How to embed this curriculum into existing force structures? My recommendation is a tiered approach: introductory professional military education to build conceptual literacy, advanced operator courses with high-fidelity simulators for playbook practice, and unit-level war-games and live combined-arms exercises that validate human-robot team performance in contested electromagnetic and information environments. Crucially, training pipelines must include cross-training of humans into the role of the machine and vice versa. Letting humans run the autonomy stack in simulation builds empathy for latency, sensing limits, and failure modes. Conversely, including autonomy-in-the-loop during commander decision rehearsals forces software designers to see where explanations fail.

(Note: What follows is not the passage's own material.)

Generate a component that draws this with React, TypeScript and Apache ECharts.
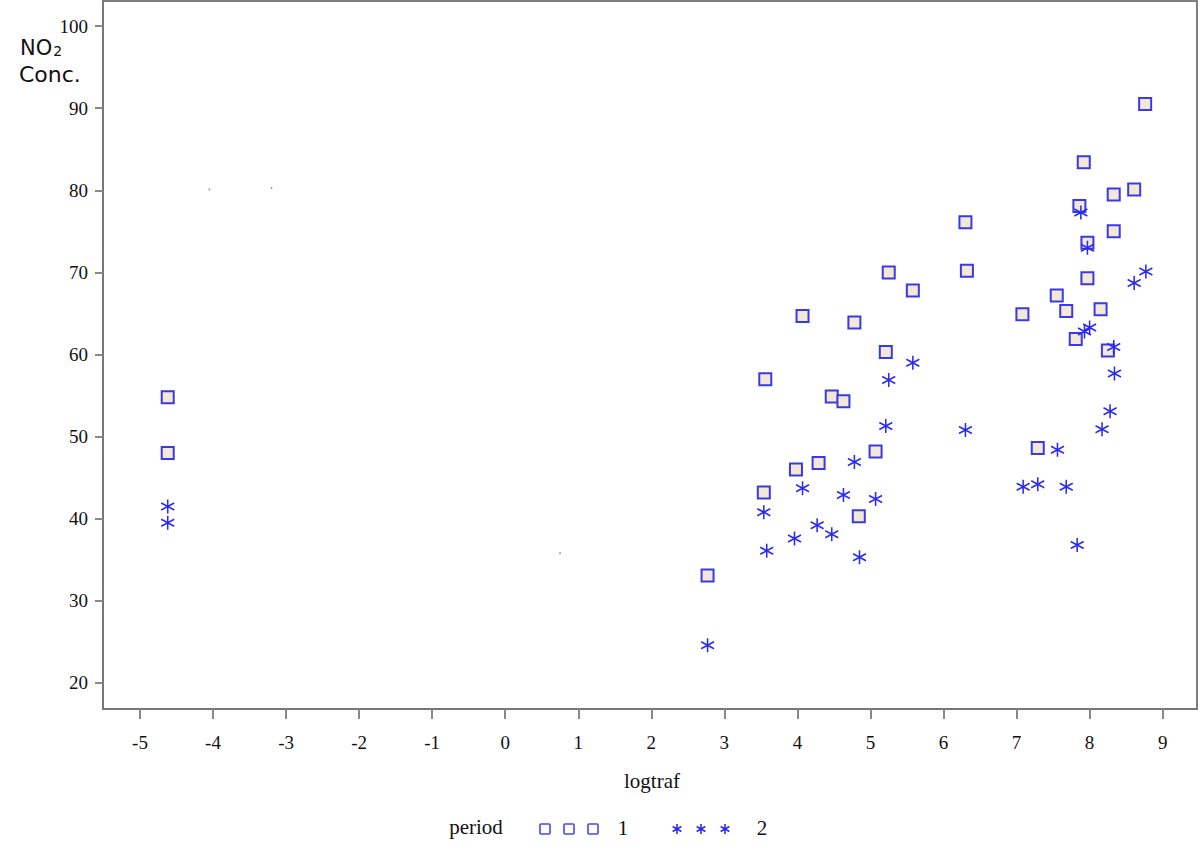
import React, { useEffect, useRef } from "react";
import * as echarts from "echarts";

const xTicks = [-5, -4, -3, -2, -1, 0, 1, 2, 3, 4, 5, 6, 7, 8, 9];
const yTicks = [20, 30, 40, 50, 60, 70, 80, 90, 100];

const period1: [number, number][] = [
  [-4.62, 54.8], [-4.62, 48.0], [2.77, 33.1], [3.56, 57.0], [3.54, 43.2],
  [4.07, 64.7], [3.98, 46.0], [4.29, 46.8], [4.47, 54.9], [4.63, 54.3],
  [4.78, 63.9], [4.84, 40.3], [5.07, 48.2], [5.21, 60.3], [5.25, 70.0],
  [5.58, 67.8], [6.30, 76.1], [6.32, 70.2], [7.08, 64.9], [7.29, 48.6],
  [7.55, 67.2], [7.68, 65.3], [7.81, 61.9], [7.86, 78.1], [7.92, 83.4],
  [7.97, 73.6], [7.97, 69.3], [8.15, 65.5], [8.25, 60.5], [8.33, 79.5],
  [8.33, 75.0], [8.61, 80.1], [8.76, 90.5],
];

const period2: [number, number][] = [
  [-4.62, 41.5], [-4.62, 39.5], [2.77, 24.6], [3.54, 40.8], [3.58, 36.1],
  [3.96, 37.6], [4.07, 43.7], [4.27, 39.2], [4.47, 38.1], [4.63, 42.9],
  [4.78, 46.9], [4.85, 35.3], [5.07, 42.4], [5.21, 51.3], [5.25, 56.9],
  [5.58, 59.0], [6.30, 50.8], [7.09, 43.9], [7.29, 44.2], [7.56, 48.4],
  [7.68, 43.9], [7.83, 36.8], [7.88, 77.3], [7.97, 73.0], [7.93, 62.8],
  [8.0, 63.3], [8.17, 50.9], [8.28, 53.1], [8.33, 60.9], [8.34, 57.7],
  [8.61, 68.7], [8.77, 70.1],
];

const strayDots: [number, number][] = [[-4.05, 80.1], [-3.2, 80.3], [0.75, 35.8]];

const ASTER = "path://M10,0L10,20M1.34,5L18.66,15M1.34,15L18.66,5";
const blue = "#2a2af0";
const sqBlue = "#3a3ae4";

function asterisk(cx: number, cy: number, r: number) {
  const dx = r * Math.cos(Math.PI / 6);
  const dy = r * Math.sin(Math.PI / 6);
  const st = { stroke: blue, lineWidth: 1.6 };
  return {
    type: "group",
    children: [
      { type: "line", shape: { x1: cx, y1: cy - r, x2: cx, y2: cy + r }, style: st },
      { type: "line", shape: { x1: cx - dx, y1: cy - dy, x2: cx + dx, y2: cy + dy }, style: st },
      { type: "line", shape: { x1: cx - dx, y1: cy + dy, x2: cx + dx, y2: cy - dy }, style: st },
    ],
  };
}

function square(cx: number, cy: number) {
  return {
    type: "rect",
    shape: { x: cx - 5, y: cy - 5, width: 10, height: 10, r: 1 },
    style: { fill: "#ffffff", stroke: "#4848ee", lineWidth: 1.6 },
  };
}

export default function App() {
  const ref = useRef<HTMLDivElement>(null);
  useEffect(() => {
    if (!ref.current) return;
    const chart = echarts.init(ref.current, undefined, { renderer: "svg" });
    const serif = "Liberation Serif";
    chart.setOption({
      animation: false,
      backgroundColor: "#ffffff",
      grid: {
        left: 103,
        right: 3,
        top: 1,
        bottom: 147,
        show: true,
        borderColor: "#555555",
        borderWidth: 1.5,
        backgroundColor: "transparent",
      },
      xAxis: {
        type: "value",
        min: -5.506,
        max: 9.47,
        axisLine: { show: true, onZero: false, lineStyle: { color: "#777777", width: 2 } },
        axisTick: { show: true, customValues: xTicks, length: 10, lineStyle: { color: "#888888", width: 2 } },
        axisLabel: { customValues: xTicks, fontFamily: serif, fontSize: 19, color: "#111111", margin: 24 },
        splitLine: { show: false },
      },
      yAxis: {
        type: "value",
        min: 16.83,
        max: 103.05,
        axisLine: { show: true, onZero: false, lineStyle: { color: "#777777", width: 2 } },
        axisTick: { show: true, customValues: yTicks, length: 8, lineStyle: { color: "#888888", width: 2 } },
        axisLabel: { customValues: yTicks, fontFamily: serif, fontSize: 19, color: "#111111", margin: 15 },
        splitLine: { show: false },
      },
      series: [
        {
          name: "1",
          type: "scatter",
          data: period1,
          symbol: "rect",
          symbolSize: 12,
          itemStyle: { color: "#f3e7d8", borderColor: sqBlue, borderWidth: 2, opacity: 1 },
          z: 2,
        },
        {
          name: "2",
          type: "scatter",
          data: period2,
          symbol: ASTER,
          symbolSize: [13, 14],
          itemStyle: { color: "none", borderColor: blue, borderWidth: 1.6, opacity: 1 },
          z: 3,
        },
        {
          name: "stray",
          type: "scatter",
          data: strayDots,
          symbol: "circle",
          symbolSize: 2,
          silent: true,
          itemStyle: { color: "#888888" },
        },
      ],
      graphic: [
        {
          type: "text",
          left: 20,
          top: 37,
          style: {
            text: "{a|NO}{b|2}",
            rich: {
              a: { fontFamily: "DejaVu Sans", fontSize: 21, fill: "#111111" },
              b: { fontFamily: "DejaVu Sans", fontSize: 14, fill: "#111111", padding: [7, 0, 0, 1] },
            },
          },
        },
        {
          type: "text",
          left: 19,
          top: 63,
          style: { text: "Conc.", fontFamily: "DejaVu Sans", fontSize: 22, fill: "#111111" },
        },
        {
          type: "text",
          x: 652,
          y: 781,
          style: { text: "logtraf", fontFamily: serif, fontSize: 21, fill: "#111111", align: "center", verticalAlign: "middle" },
        },
        {
          type: "text",
          x: 476,
          y: 827,
          style: { text: "period", fontFamily: serif, fontSize: 21, fill: "#111111", align: "center", verticalAlign: "middle" },
        },
        square(545, 829),
        square(569, 829),
        square(593, 829),
        {
          type: "text",
          x: 623,
          y: 828,
          style: { text: "1", fontFamily: serif, fontSize: 21, fill: "#111111", align: "center", verticalAlign: "middle" },
        },
        asterisk(677, 829, 5),
        asterisk(701, 829, 5),
        asterisk(725, 829, 5),
        {
          type: "text",
          x: 762,
          y: 828,
          style: { text: "2", fontFamily: serif, fontSize: 21, fill: "#111111", align: "center", verticalAlign: "middle" },
        },
      ],
    });
    return () => chart.dispose();
  }, []);
  return (
    <div
      ref={ref}
      style={{ position: "fixed", left: 0, top: 0, width: 1200, height: 856, background: "#fff" }}
    />
  );
}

Assessment must change. Stop measuring only platform reliability and operator checklist compliance. Start measuring team fluency, shared situation awareness, and calibration of authority transitions under stress. Objective measures can include time-to-detect divergence, correct invocation of contingency plays, and qualitative scoring of after-action shared mental model alignment. These metrics should guide both acquisition and persistent training. The National Academies committee has emphasized the need for metrics and soldier-in-the-loop experiments to make research relevant to operational users.
Finally, accept the epistemic humility that machines will remain partial teammates for years. Do not treat autonomy as a panacea. Training is where we convert technological possibility into operational reliability. If we do this well, human-robot bonds will be the product of disciplined practice, transparent expectations, and regular exposure to failure. If we do it poorly, we will produce brittle, overconfident teams that fail when it matters most. The choice is not between human primacy and machine primacy. It is between deliberate cultivation of partnership or the improvisation of crisis. The former requires investment in curriculum, exercise architecture, and human-centered metrics now. The latter guarantees painful lessons later.